If all else fails, I could use the emergency fund to assist with the repayments.
This gives me a huge emergency fund capability while only having £4k of capital uninvested.
You probably shouldn’t copy my plan if…
Just because a plan works for me, that doesn’t mean it’s a good plan for you to copy.
I’m not willing to give you financial advice. Certainly, not for free, and certainly not while I’m unregulated. That way lies danger and a knock on my door from the Financial Conduct Authority. However, in general and (importantly!) unregulated terms, it’s probably a bad idea to copy me if:
- You tend to get numbed to spending on a credit card. If you do, you might end up in big debt. That’s the opposite direction to where your financial campaign should be heading!

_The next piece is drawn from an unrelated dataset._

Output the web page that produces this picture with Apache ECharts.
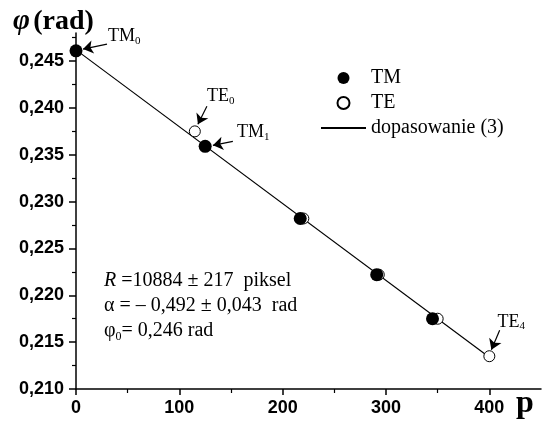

- Temptation tends to win in your life. Again, having a big credit card opens up opportunities: not all opportunities are opportunities to succeed.
- You have a tendency to worry. I’m not just talking about you being worried about debt on a credit card. That’s also an issue, but it’s not the issue that I’m thinking of. I’m talking about the chance of you classing minor inconveniences as emergencies and using up credit quickly. It’s psychologically harder to spend cash in your account than credit (I don’t actually know why, but the anecdotal evidence from my life experience is too big to ignore), which makes you double-check if everything is a “real” emergency or if you can improvise and make-do.
I probably won’t use this if I become financially independent
My present goal is CoastFI. While I’m accumulating and even when I’m coasting to financial independence, this strategy means that my capital is put into assets wherever possible. It works for me!
When I reach true financial independence, my emergency plan will probably change. I doubt I’ll be given a generous line of 0% credit when my income is based on my asset portfolio!
Using a credit card for emergencies might give way to the fact that I will likely have more time to resolve emergencies myself, as opposed to needing to pay out for them. I’d also expect fewer emergencies. Boiler repairs, roofing leaks and so on, sure; but I could simply factor decent insurance into my ongoing lifestyle costs. My chances of needing an emergency car/bike/aeroplane ticket to get to work will be negligible when working becomes optional. If I get sacked, could I still pay my mortgage? Well, yes, if I were financially independent, I most certainly could. I may not even have a mortgage!
The way I would plan to do this would be to maintain either a cash or (more probably, given interest rates) a government bond buffer, as a relatively safe asset that can be easily liquidated in an emergency if my equities or any other investments have temporarily dipped in value.
Effectively, I’d build up an emergency fund in the traditional way, but I’d do it after achieving financial independence rather than during my campaign. For now, while we have the income from two adults working, we can take the risk with a smaller pot and a credit card for emergencies.